§ **SET EXERCISE**:
Write out each line word for word. Drop pictures.
###
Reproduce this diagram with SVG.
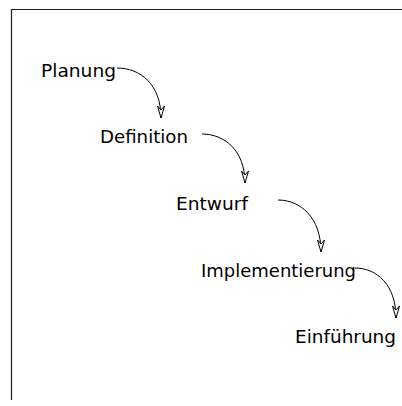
<svg xmlns="http://www.w3.org/2000/svg" width="402" height="406" viewBox="0 0 402 406">
<style>
text{font-family:"DejaVu Sans","Liberation Sans",sans-serif;font-size:17px;fill:#000}
.c{fill:none;stroke:#000;stroke-width:1}
.f{fill:none;stroke:#222;stroke-width:1.2}
</style>
<defs>
<marker id="ah" markerUnits="userSpaceOnUse" markerWidth="16" markerHeight="12" viewBox="-13 -6 16 12" refX="0" refY="0" orient="auto">
<path d="M0,0 L-12,-3.5 L-8,0 L-12,3.5 Z" fill="#fff" stroke="#000" stroke-width="1"/>
</marker>
</defs>
<g id="frame"><path class="f" d="M402,9.5 H11.5 V400"/></g>
<g id="planung"><text x="41" y="77" textLength="75" lengthAdjust="spacingAndGlyphs">Planung</text></g>
<g id="definition"><text x="100" y="143" textLength="88" lengthAdjust="spacingAndGlyphs">Definition</text></g>
<g id="entwurf"><text x="176" y="210" textLength="72" lengthAdjust="spacingAndGlyphs">Entwurf</text></g>
<g id="implementierung"><text x="201" y="277" textLength="155" lengthAdjust="spacingAndGlyphs">Implementierung</text></g>
<g id="einfuehrung"><text x="295" y="343" textLength="101" lengthAdjust="spacingAndGlyphs">Einführung</text></g>
<g id="connectors">
<path class="c" marker-end="url(#ah)" d="M117,68 C140,68 161,84 161,118"/>
<path class="c" marker-end="url(#ah)" d="M202,134 C224,134 245,150 245,183"/>
<path class="c" marker-end="url(#ah)" d="M278,200 C300,200 321,217 321,252"/>
<path class="c" marker-end="url(#ah)" d="M355,268 C376,268 396,284 396,318"/>
</g>
</svg>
###
§ **RESULT OF THIS TASK**:
Reproduce this diagram with SVG.
<svg xmlns="http://www.w3.org/2000/svg" width="402" height="406" viewBox="0 0 402 406">
<style>
text{font-family:"DejaVu Sans","Liberation Sans",sans-serif;font-size:17px;fill:#000}
.c{fill:none;stroke:#000;stroke-width:1}
.f{fill:none;stroke:#222;stroke-width:1.2}
</style>
<defs>
<marker id="ah" markerUnits="userSpaceOnUse" markerWidth="16" markerHeight="12" viewBox="-13 -6 16 12" refX="0" refY="0" orient="auto">
<path d="M0,0 L-12,-3.5 L-8,0 L-12,3.5 Z" fill="#fff" stroke="#000" stroke-width="1"/>
</marker>
</defs>
<g id="frame"><path class="f" d="M402,9.5 H11.5 V400"/></g>
<g id="planung"><text x="41" y="77" textLength="75" lengthAdjust="spacingAndGlyphs">Planung</text></g>
<g id="definition"><text x="100" y="143" textLength="88" lengthAdjust="spacingAndGlyphs">Definition</text></g>
<g id="entwurf"><text x="176" y="210" textLength="72" lengthAdjust="spacingAndGlyphs">Entwurf</text></g>
<g id="implementierung"><text x="201" y="277" textLength="155" lengthAdjust="spacingAndGlyphs">Implementierung</text></g>
<g id="einfuehrung"><text x="295" y="343" textLength="101" lengthAdjust="spacingAndGlyphs">Einführung</text></g>
<g id="connectors">
<path class="c" marker-end="url(#ah)" d="M117,68 C140,68 161,84 161,118"/>
<path class="c" marker-end="url(#ah)" d="M202,134 C224,134 245,150 245,183"/>
<path class="c" marker-end="url(#ah)" d="M278,200 C300,200 321,217 321,252"/>
<path class="c" marker-end="url(#ah)" d="M355,268 C376,268 396,284 396,318"/>
</g>
</svg>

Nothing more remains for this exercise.